Which is insane, because thirty seconds earlier, we had been talking about thoughts of suicide, and there is absolutely nothing funny about that subject (which is why I have debated sharing this story at all)…except that there was something so magnificent and sudden and divine in that moment of unexpected shared laughter. Because I have been there, too — in that same dark place she had been. For the same dumb reason.

And the absurdity was just so striking — that this young vibrant, intelligent, gorgeous person had truly considered throwing away her life and the world…over a MAN?

And that I had once done the same?

And that other people do the same?

That people can lose themselves so fully every day — over men, over women…?

That we would cast away our lives, our joy, our futures, our everything, our gifts, our light…over a mere PERSON?

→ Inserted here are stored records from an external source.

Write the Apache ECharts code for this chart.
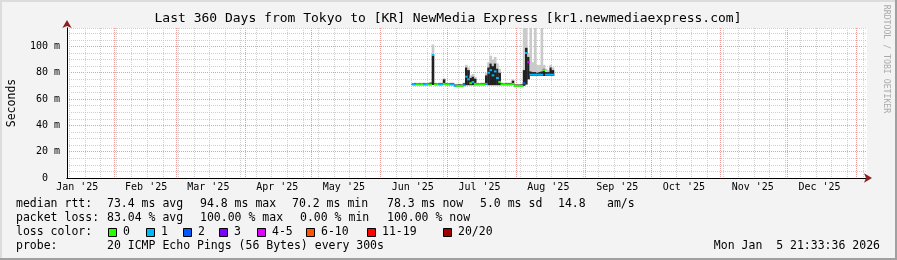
<!DOCTYPE html>
<html><head><meta charset="utf-8">
<script src="https://cdn.jsdelivr.net/npm/echarts@6/dist/echarts.min.js"></script>
<style>html,body{margin:0;padding:0;background:#f3f3f3}#c{width:897px;height:260px}</style>
</head><body><div id="c"></div>
<script>
// ---- data ----
const firstDay = [2025, 5, 15]; // Jun 15 2025, one value per day
const median = [71,71,71,71,71,71,71,71,71, 93.5,
  71,71,71,71,71.5,71,71,71,71,
  70,70,70,70,70.5,
  77,75,72,73,71.5,
  71,71,71,71,71.5,
  80,82,78,81,76,73,
  71,71,71,71,71,71.5,
  70,70,70,70,
  72,95,88,
  78.5,78.5,78.5,78.5,78.5,78.5,82,78.5,78.5,78.5,78.5];
const smokeLow = [70.7,70.7,70.7,70.7,70.7,70.7,70.7,70.7,70.7, 70.7,
  70.7,70.7,70.7,70.7,70.7,70.7,70.7,70.7,70.7,
  69.7,69.7,69.7,69.7,70,
  70.5,70.5,70.5,70.5,70.5,
  70.7,70.7,70.7,70.7,70.7,
  70.5,70.5,70.5,70.5,70.5,70.5,
  70.7,70.7,70.7,70.7,70.7,70.7,
  69.7,69.7,69.7,69.7,
  70,71,75,
  77.5,77.5,77.5,77.5,77.5,77.5,77.5,77.5,77.5,77.5,77.5];
const smokeHigh = [71.8,72,71.8,72,71.8,72,71.8,72,72.5, 93,
  72,71.8,72,72,75,72,71.8,72,72,
  71,71,71.2,71,72,
  84,82,76,77,75.5,
  72,71.8,72,72,78,
  84,87,85,87,83,80,
  72,71.8,72,72,72,74,
  71,71,71,71.2,
  82,99,92,
  81,80.5,80.5,80,80.5,81,83,80.5,80.5,84,82];
const smokeTop = [72.3,72.5,72.3,72.5,72.3,72.5,72.3,72.5,73, 101.5,
  72.5,72.3,72.5,72.5,76,72.5,72.3,72.5,72.5,
  71.5,71.5,71.7,71.5,72.5,
  86,84,78,79,77,
  72.5,72.3,72.5,72.5,80,
  88,93,90,92,87,83,
  72.5,72.3,72.5,72.5,72.5,75,
  71.5,71.5,71.5,71.7,
  118,120,95,
  120,88,120,86,86,120,86,83,82,86,84];
const lossClass = [1,1,0,0,0,1,1,0,0,1,
  0,0,1,1,0,0,0,1,1,
  1,0,0,0,1,
  1,1,0,1,0,
  0,0,0,0,1,
  1,1,1,1,1,0,
  0,0,0,0,0,0,
  0,0,0,0,
  2,1,4,
  1,1,1,1,1,1,0,1,1,1,1];
const lossLabels = ['0','1','2','3','4-5','6-10','11-19','20/20'];
const lossColors = ['#26ff00','#00b8ff','#0059ff','#7e00ff','#dd00ff','#ff5500','#ff0000','#a10000'];
const monthNames = ["Jan '25","Feb '25","Mar '25","Apr '25","May '25","Jun '25","Jul '25","Aug '25","Sep '25","Oct '25","Nov '25","Dec '25"];
const yTickLabels = [0,20,40,60,80,100];
const titleText = 'Last 360 Days from Tokyo to [KR] NewMedia Express [kr1.newmediaexpress.com]';
const statLines = [
  [[16,'median rtt:'],[107,'73.4 ms avg'],[200,'94.8 ms max'],[292,'70.2 ms min'],[387,'78.3 ms now'],[480,'5.0 ms sd'],[558,'14.8'],[607,'am/s']],
  [[16,'packet loss:'],[107,'83.04 % avg'],[200,'100.00 % max'],[300,'0.00 % min'],[387,'100.00 % now']],
  [[16,'loss color:']],
  [[16,'probe:'],[107,'20 ICMP Echo Pings (56 Bytes) every 300s']]
];
const dateText = 'Mon Jan  5 21:33:36 2026';

// ---- build ----
const DAY = 86400000;
const xMin = Date.UTC(2025,0,10,21,33,36);
const xMax = Date.UTC(2026,0,5,21,33,36);
const t0 = Date.UTC(firstDay[0], firstDay[1], firstDay[2], 12);
const ts = median.map((_, i) => t0 + i * DAY);

const monthStarts = [];
for (let m = 1; m <= 12; m++) monthStarts.push(Date.UTC(2025, m, 1));
const monthLabelTs = [];
for (let m = 0; m < 12; m++) monthLabelTs.push(Date.UTC(2025, m, 15, 12));
const weekLines = [];
for (let t = Date.UTC(2025,0,12); t < xMax; t += 7 * DAY) weekLines.push(t);

const FONT = '"DejaVu Sans Mono", monospace';
const ARROW = '#8b2020';

const smokeSeries = {
  type: 'custom', clip: true, silent: true, animation: false,
  encode: { x: 0, y: [1, 2] },
  data: ts.map((t, i) => [t, smokeLow[i], smokeHigh[i], smokeTop[i]]),
  renderItem: (params, api) => {
    const t = api.value(0);
    const a = api.coord([t - DAY / 2, api.value(1)]);
    const b = api.coord([t + DAY / 2, api.value(2)]);
    const c = api.coord([t + DAY / 2, api.value(3)]);
    const w = b[0] - a[0] + 0.4;
    return { type: 'group', children: [
      { type: 'rect', shape: { x: a[0], y: c[1], width: w, height: b[1] - c[1] }, style: { fill: '#cacaca' } },
      { type: 'rect', shape: { x: a[0], y: b[1], width: w, height: a[1] - b[1] }, style: { fill: '#222222' } }
    ] };
  }
};
const medianSeries = {
  type: 'custom', clip: true, silent: true, animation: false,
  encode: { x: 0, y: 1 },
  data: ts.map((t, i) => [t, median[i], lossClass[i]]),
  renderItem: (params, api) => {
    const t = api.value(0), m = api.value(1);
    const a = api.coord([t - DAY / 2, m + 0.75]);
    const b = api.coord([t + DAY / 2, m - 0.75]);
    return { type: 'rect', shape: { x: a[0], y: a[1], width: b[0] - a[0] + 0.4, height: b[1] - a[1] },
      style: { fill: lossColors[api.value(2)] } };
  }
};

const graphic = [
  { type: 'rect', shape: { x: 0, y: 0, width: 897, height: 2 }, style: { fill: '#dcdcdc' }, silent: true },
  { type: 'rect', shape: { x: 0, y: 0, width: 2, height: 260 }, style: { fill: '#dcdcdc' }, silent: true },
  { type: 'rect', shape: { x: 895, y: 0, width: 2, height: 260 }, style: { fill: '#a0a0a0' }, silent: true },
  { type: 'rect', shape: { x: 0, y: 258, width: 897, height: 2 }, style: { fill: '#a0a0a0' }, silent: true },
  { type: 'text', x: 448, y: 19, style: { text: titleText, font: '13px ' + FONT, fill: '#000', align: 'center', verticalAlign: 'middle', textAlign: 'center', textVerticalAlign: 'middle' } },
  { type: 'text', x: 886, y: 59, rotation: -Math.PI / 2, style: { text: 'RRDTOOL / TOBI OETIKER', font: '8.2px ' + FONT, fill: '#aaaaaa', align: 'center', verticalAlign: 'middle', textAlign: 'center', textVerticalAlign: 'middle' } },
  { type: 'text', x: 880, y: 246, style: { text: dateText, font: '11.5px ' + FONT, fill: '#000', align: 'right', verticalAlign: 'middle', textAlign: 'right', textVerticalAlign: 'middle' } }
];
const lineY = [204, 218, 232, 246];
statLines.forEach((line, li) => line.forEach(([x, s]) => graphic.push({
  type: 'text', x: x, y: lineY[li],
  style: { text: s, font: '11.5px ' + FONT, fill: '#000', align: 'left', verticalAlign: 'middle', textAlign: 'left', textVerticalAlign: 'middle' }
})));
const boxX = [108, 146, 183, 219, 257, 306, 367, 443];
lossLabels.forEach((lab, k) => {
  graphic.push({ type: 'rect', shape: { x: boxX[k] + 0.5, y: 228.5, width: 8, height: 8 }, style: { fill: lossColors[k], stroke: '#000', lineWidth: 1 } });
  graphic.push({ type: 'text', x: boxX[k] + 15, y: 232, style: { text: lab, font: '11.5px ' + FONT, fill: '#000', align: 'left', verticalAlign: 'middle', textAlign: 'left', textVerticalAlign: 'middle' } });
});

const option = {
  animation: false,
  backgroundColor: '#f3f3f3',
  grid: { left: 67, right: 30, top: 28, bottom: 82, containLabel: false, outerBoundsMode: 'none',
    show: true, backgroundColor: '#ffffff', borderWidth: 0 },
  xAxis: [
    { type: 'value', min: xMin, max: xMax, scale: true,
      axisLine: { show: true, onZero: false, lineStyle: { color: ARROW, width: 1 }, symbol: ['none', 'arrow'], symbolSize: [7, 8], symbolOffset: [0, 5] },
      axisTick: { show: false, customValues: weekLines },
      splitLine: { show: true, lineStyle: { color: '#cfcfcf', type: [1, 1], width: 1 } },
      axisLabel: { customValues: monthLabelTs, margin: 4, color: '#000', fontFamily: FONT, fontSize: 10,
        formatter: v => { const i = monthLabelTs.indexOf(v); return i >= 0 ? monthNames[i] : ''; } } },
    { type: 'value', min: xMin, max: xMax, scale: true, position: 'bottom',
      axisLine: { show: true, onZero: false, lineStyle: { color: '#000', width: 1 } }, axisLabel: { show: false },
      axisTick: { show: false, customValues: monthStarts },
      splitLine: { show: true, lineStyle: { color: '#f09a9a', type: [1, 1], width: 1 } } }
  ],
  yAxis: [
    { type: 'value', min: 0, max: 114, interval: 5,
      name: 'Seconds', nameLocation: 'middle', nameGap: 49, nameRotate: 90,
      nameTextStyle: { color: '#000', fontFamily: FONT, fontSize: 11.5 },
      axisLine: { show: true, lineStyle: { color: ARROW, width: 1 }, symbol: ['none', 'arrow'], symbolSize: [7, 8], symbolOffset: [0, 8] },
      axisTick: { show: false },
      splitLine: { show: true, lineStyle: { color: '#cfcfcf', type: [1, 1], width: 1 } },
      axisLabel: { customValues: yTickLabels, margin: 7, color: '#000', fontFamily: FONT, fontSize: 10,
        formatter: v => v === 0 ? '0  ' : v + ' m' } },
    { type: 'value', min: 0, max: 114, interval: 20, position: 'left',
      axisLine: { show: true, lineStyle: { color: '#000', width: 1 } }, axisLabel: { show: false },
      axisTick: { show: false, customValues: yTickLabels },
      splitLine: { show: true, lineStyle: { color: '#f09a9a', type: [1, 1], width: 1 } } }
  ],
  series: [smokeSeries, medianSeries],
  graphic: graphic
};
const chart = echarts.init(document.getElementById('c'), null, { renderer: 'canvas' });
chart.setOption(option);
</script></body></html>
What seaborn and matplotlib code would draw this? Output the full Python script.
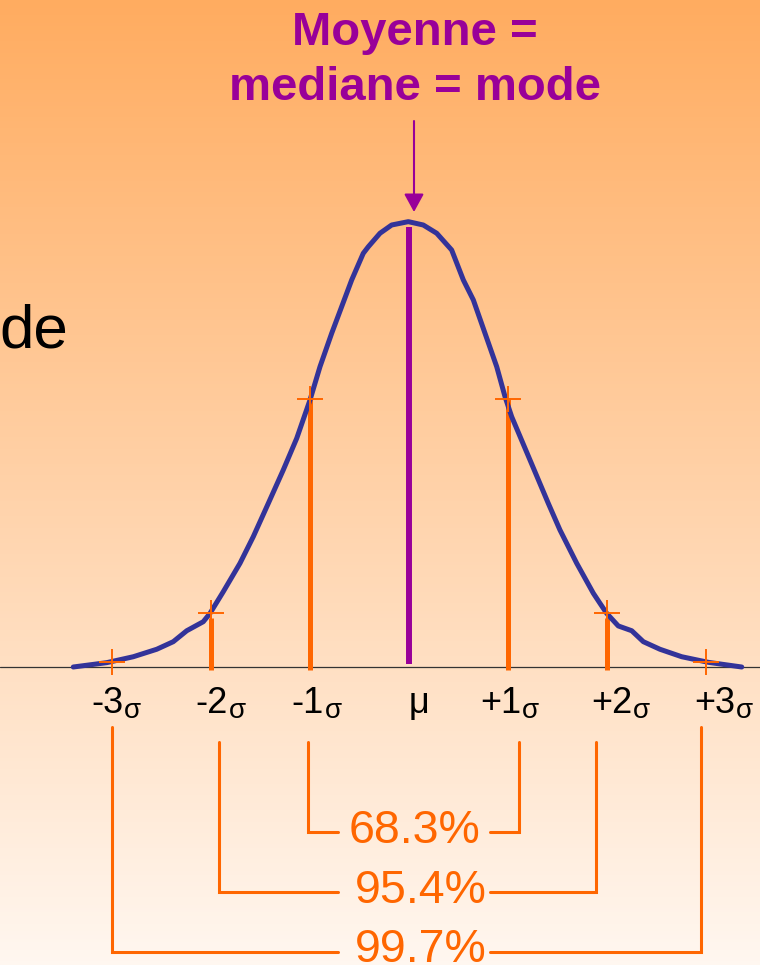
import numpy as np
import pandas as pd
import matplotlib
matplotlib.use("Agg")
import matplotlib.pyplot as plt
import seaborn as sns

# Normal curve traced in standard-deviation units (z) and density
curve_z = [-3.386, -3.048, -2.780, -2.543, -2.376, -2.240, -2.073, -2.005, -1.871,
           -1.702, -1.568, -1.416, -1.265, -1.129, -0.995, -0.894, -0.776, -0.675,
           -0.574, -0.457, -0.406, -0.288, -0.170, -0.002, 0.149, 0.285, 0.436,
           0.554, 0.655, 0.773, 0.891, 0.975, 1.042, 1.227, 1.412, 1.530, 1.699,
           1.867, 1.934, 2.002, 2.119, 2.255, 2.372, 2.540, 2.760, 3.028, 3.366]
curve_density = [0.000, 0.0039, 0.0092, 0.0159, 0.0227, 0.0325, 0.0406, 0.0481, 0.0675,
                 0.0930, 0.1168, 0.1467, 0.1766, 0.2050, 0.2393, 0.2692, 0.2991, 0.3230,
                 0.3469, 0.3708, 0.3767, 0.3888, 0.3962, 0.3992, 0.3962, 0.3888, 0.3738,
                 0.3469, 0.3290, 0.2991, 0.2692, 0.2423, 0.2244, 0.1856, 0.1467, 0.1228,
                 0.0930, 0.0661, 0.0571, 0.0481, 0.0368, 0.0325, 0.0227, 0.0159, 0.0092,
                 0.0042, 0.000]

# Cross markers on the curve at each sigma
cross_z = [-3, -2, -1, 1, 2, 3]
cross_density = [0.0045, 0.0484, 0.240, 0.240, 0.0484, 0.0045]

# Orange stems at +/-1 and +/-2 sigma, purple stem at the mean
stem_z = [-2, -1, 1, 2]
stem_top = [0.044, 0.241, 0.241, 0.044]
mean_z = 0.0
mean_top = 0.394

# Axis labels under the baseline
tick_numbers = ["-3", "-2", "-1", "+1", "+2", "+3"]
mean_label = "μ"

# Share of values inside +/-1, +/-2, +/-3 sigma
coverage_pct = [68.3, 95.4, 99.7]

title_lines = ["Moyenne =", "mediane = mode"]

PURPLE = "#990099"
ORANGE = "#FF6600"
BLUE = "#333399"

sns.set_style("white")
plt.rcParams["font.family"] = ["Liberation Sans", "DejaVu Sans"]

W, H = 760, 965
fig = plt.figure(figsize=(W / 100, H / 100), dpi=100)
ax = fig.add_axes([0, 0, 1, 1])

# pixel layout helpers (axes fill the figure)
X0, SIG = 408.5, 99.0
Y0, DSCALE = 667.0, 1115.6


def PX(px):
    return (px - X0) / SIG


def PY(py):
    return (Y0 - py) / DSCALE


# background: vertical orange-to-cream gradient
top = np.array([255, 172, 96]) / 255
bot = np.array([255, 247, 240]) / 255
t = np.linspace(0, 1, 256)[:, None]
grad = (top[None, :] * (1 - t) + bot[None, :] * t)[:, None, :]
ax.imshow(grad, extent=(PX(0), PX(W), PY(H), PY(0)), aspect="auto",
          origin="upper", zorder=0)

# baseline
ax.axhline(0, color="#333333", lw=0.9, zorder=1)

# stems
ax.vlines(stem_z, PY(670), stem_top, colors=ORANGE, lw=3.6, zorder=2)
ax.vlines([mean_z], PY(664), [mean_top], colors=PURPLE, lw=4.3, zorder=2)

# the curve
df = pd.DataFrame({"z": curve_z, "density": curve_density})
sns.lineplot(data=df, x="z", y="density", ax=ax, color=BLUE, lw=3.6,
             sort=False, estimator=None, zorder=3)
ax.set_xlim(PX(0), PX(W))
ax.set_ylim(PY(H), PY(0))
ax.axis("off")

# crosses
ax.plot(cross_z, cross_density, ls="none", marker="+", ms=19, mew=1.4,
        color=ORANGE, zorder=4)

# sigma labels
num_right = [123, 228, 324, 521, 632, 735]
for lab, xr in zip(tick_numbers, num_right):
    ax.text(PX(xr), PY(713), lab, fontsize=26, color="black",
            ha="right", va="baseline")
    ax.text(PX(xr + 1), PY(718), "σ", fontsize=20, color="black",
            ha="left", va="baseline")
ax.text(PX(418.5), PY(713), mean_label, fontsize=26, color="black",
        ha="center", va="baseline")

# coverage brackets
brackets = [  # left x, right x, top y, bar y, label centre x, label baseline
    (308, 519, 742, 832, 414, 843),
    (219, 596, 742, 892, 421, 903),
    (112, 701, 727, 952, 421, 962),
]
gap_l, gap_r = 338, 490
for pct, (xl, xr, yt, yb, cx, by) in zip(coverage_pct, brackets):
    ax.plot([PX(xl), PX(xl), PX(gap_l)], [PY(yt), PY(yb), PY(yb)],
            color=ORANGE, lw=2.2, solid_joinstyle="miter", zorder=2)
    ax.plot([PX(gap_r), PX(xr), PX(xr)], [PY(yb), PY(yb), PY(yt)],
            color=ORANGE, lw=2.2, solid_joinstyle="miter", zorder=2)
    ax.text(PX(cx), PY(by), f"{pct}%", fontsize=33.5, color=ORANGE,
            ha="center", va="baseline", zorder=3)

# title and arrow to the peak
ax.text(PX(414.5), PY(45), title_lines[0], fontsize=34, fontweight="bold",
        color=PURPLE, ha="center", va="baseline")
ax.text(PX(414.5), PY(100), title_lines[1], fontsize=34, fontweight="bold",
        color=PURPLE, ha="center", va="baseline")
ax.annotate("", xy=(PX(414), PY(212)), xytext=(PX(414), PY(121)),
            arrowprops=dict(arrowstyle="-|>,head_length=1.1,head_width=0.6",
                            color=PURPLE, lw=1.5, mutation_scale=10,
                            shrinkA=0, shrinkB=0))

# leftover slide text at the left edge
ax.text(PX(68), PY(347), "de", fontsize=44.6, color="black",
        ha="right", va="baseline")

fig.savefig("out.png", dpi=100)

You guys, we couldn't stop laughing. It was the strangest thing. We laughed and laughed, until we cried again.

It's like, in that moment, we saw our lives from some great distance, the way the gods might see us: Ridiculous and beautiful. Captivated by all the wrong stuff. All the deepest sorrows and loses of our hearts? Just silly. The pain we take so seriously? Just temporary. The power we give to others? Nonsense. When compared to the magnificent miracle of our own remarkable lives? Just absurd.

Please understand: It's not that — in that moment — we were carelessly dismissing or diminishing the notion of heartbreak and suffering. It was just that we saw it correctly, at last. In its true perspective.

"Don't give yourself away like that again," I said to her. "Not to anyone or anything."

"Don't worry," she said. "I won't."

"Promise me," I said.

We promised each other.

It was the best moment of my year so far.

I sincerely hope I told this story right.